Make an exact transcription of the material, leaving out all images.
##########
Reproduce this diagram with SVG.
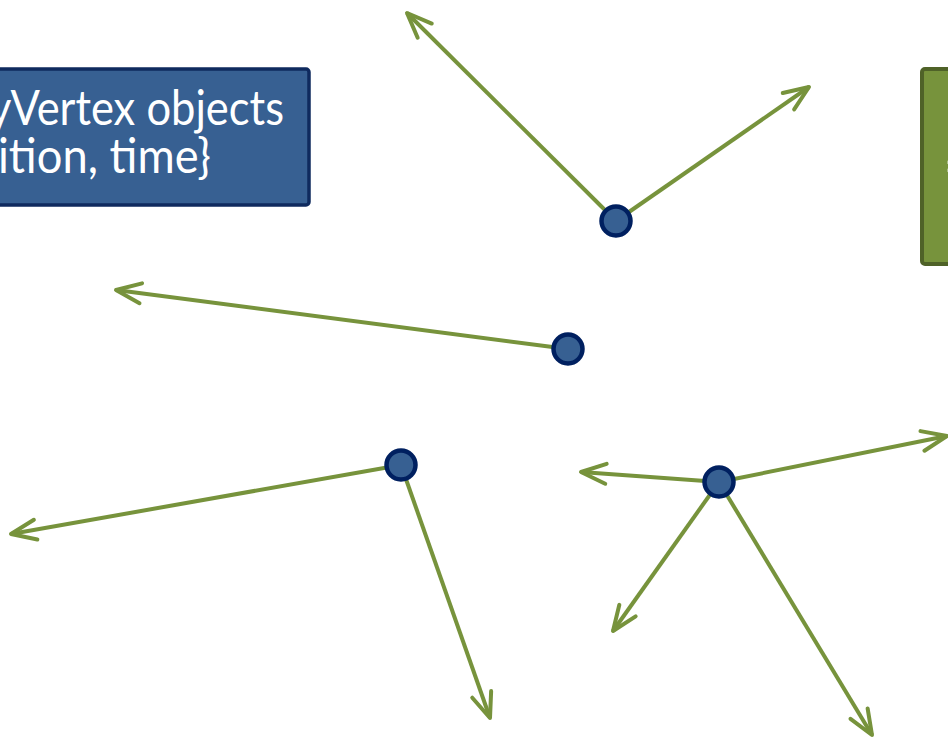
<svg xmlns="http://www.w3.org/2000/svg" width="948" height="738" viewBox="0 0 948 738">
  <style>
    .box-blue { fill: #376092; stroke: #0f2a5e; stroke-width: 3.5; }
    .box-green { fill: #77933c; stroke: #4f6228; stroke-width: 4; }
    .label { fill: #ffffff; font-family: Lato, "Open Sans", "Liberation Sans", sans-serif; font-size: 49px; }
    .edge { fill: none; stroke: #77933c; stroke-width: 4; marker-end: url(#arrow); }
    .vertex { fill: #376092; stroke: #002060; stroke-width: 4.5; }
  </style>
  <defs>
    <marker id="arrow" markerUnits="userSpaceOnUse" orient="auto" refX="0" refY="0" markerWidth="40" markerHeight="40" overflow="visible">
      <path d="M-25,-10 L0,0 L-25,10" fill="none" stroke="#77933c" stroke-width="4" stroke-linecap="round" stroke-linejoin="round"/>
    </marker>
  </defs>

  <rect width="948" height="738" fill="#ffffff"/>

  <!-- info boxes -->
  <g id="vertex-list-box">
    <rect class="box-blue" x="-10" y="69" width="319" height="136" rx="3"/>
    <text class="label" x="-11" y="125" textLength="295" lengthAdjust="spacingAndGlyphs">yVertex objects</text>
    <text class="label" x="-2" y="173" textLength="213" lengthAdjust="spacingAndGlyphs">ition, time}</text>
  </g>
  <g id="side-box">
    <rect class="box-green" x="922" y="69" width="40" height="195" rx="3"/>
    <text class="label" x="944" y="183">=</text>
  </g>

  <!-- edges from each vertex -->
  <g id="connectors">
    <line class="edge" x1="616" y1="221" x2="407" y2="13"/>
    <line class="edge" x1="616" y1="221" x2="809" y2="87"/>
    <line class="edge" x1="568" y1="349" x2="116" y2="290"/>
    <line class="edge" x1="401" y1="465" x2="11" y2="534"/>
    <line class="edge" x1="401" y1="465" x2="490" y2="718"/>
    <line class="edge" x1="719" y1="482" x2="581" y2="472"/>
    <line class="edge" x1="719" y1="482" x2="947" y2="436"/>
    <line class="edge" x1="719" y1="482" x2="613" y2="631"/>
    <line class="edge" x1="719" y1="482" x2="872" y2="735"/>
  </g>

  <!-- vertices -->
  <g id="v1"><circle class="vertex" cx="616" cy="221" r="14.5"/></g>
  <g id="v2"><circle class="vertex" cx="568" cy="349" r="14.5"/></g>
  <g id="v3"><circle class="vertex" cx="401" cy="465" r="14.5"/></g>
  <g id="v4"><circle class="vertex" cx="719" cy="482" r="14.5"/></g>
</svg>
##########
## Written solution
Reproduce this diagram with SVG.
<svg xmlns="http://www.w3.org/2000/svg" width="948" height="738" viewBox="0 0 948 738">
  <style>
    .box-blue { fill: #376092; stroke: #0f2a5e; stroke-width: 3.5; }
    .box-green { fill: #77933c; stroke: #4f6228; stroke-width: 4; }
    .label { fill: #ffffff; font-family: Lato, "Open Sans", "Liberation Sans", sans-serif; font-size: 49px; }
    .edge { fill: none; stroke: #77933c; stroke-width: 4; marker-end: url(#arrow); }
    .vertex { fill: #376092; stroke: #002060; stroke-width: 4.5; }
  </style>
  <defs>
    <marker id="arrow" markerUnits="userSpaceOnUse" orient="auto" refX="0" refY="0" markerWidth="40" markerHeight="40" overflow="visible">
      <path d="M-25,-10 L0,0 L-25,10" fill="none" stroke="#77933c" stroke-width="4" stroke-linecap="round" stroke-linejoin="round"/>
    </marker>
  </defs>

  <rect width="948" height="738" fill="#ffffff"/>

  <!-- info boxes -->
  <g id="vertex-list-box">
    <rect class="box-blue" x="-10" y="69" width="319" height="136" rx="3"/>
    <text class="label" x="-11" y="125" textLength="295" lengthAdjust="spacingAndGlyphs">yVertex objects</text>
    <text class="label" x="-2" y="173" textLength="213" lengthAdjust="spacingAndGlyphs">ition, time}</text>
  </g>
  <g id="side-box">
    <rect class="box-green" x="922" y="69" width="40" height="195" rx="3"/>
    <text class="label" x="944" y="183">=</text>
  </g>

  <!-- edges from each vertex -->
  <g id="connectors">
    <line class="edge" x1="616" y1="221" x2="407" y2="13"/>
    <line class="edge" x1="616" y1="221" x2="809" y2="87"/>
    <line class="edge" x1="568" y1="349" x2="116" y2="290"/>
    <line class="edge" x1="401" y1="465" x2="11" y2="534"/>
    <line class="edge" x1="401" y1="465" x2="490" y2="718"/>
    <line class="edge" x1="719" y1="482" x2="581" y2="472"/>
    <line class="edge" x1="719" y1="482" x2="947" y2="436"/>
    <line class="edge" x1="719" y1="482" x2="613" y2="631"/>
    <line class="edge" x1="719" y1="482" x2="872" y2="735"/>
  </g>

  <!-- vertices -->
  <g id="v1"><circle class="vertex" cx="616" cy="221" r="14.5"/></g>
  <g id="v2"><circle class="vertex" cx="568" cy="349" r="14.5"/></g>
  <g id="v3"><circle class="vertex" cx="401" cy="465" r="14.5"/></g>
  <g id="v4"><circle class="vertex" cx="719" cy="482" r="14.5"/></g>
</svg>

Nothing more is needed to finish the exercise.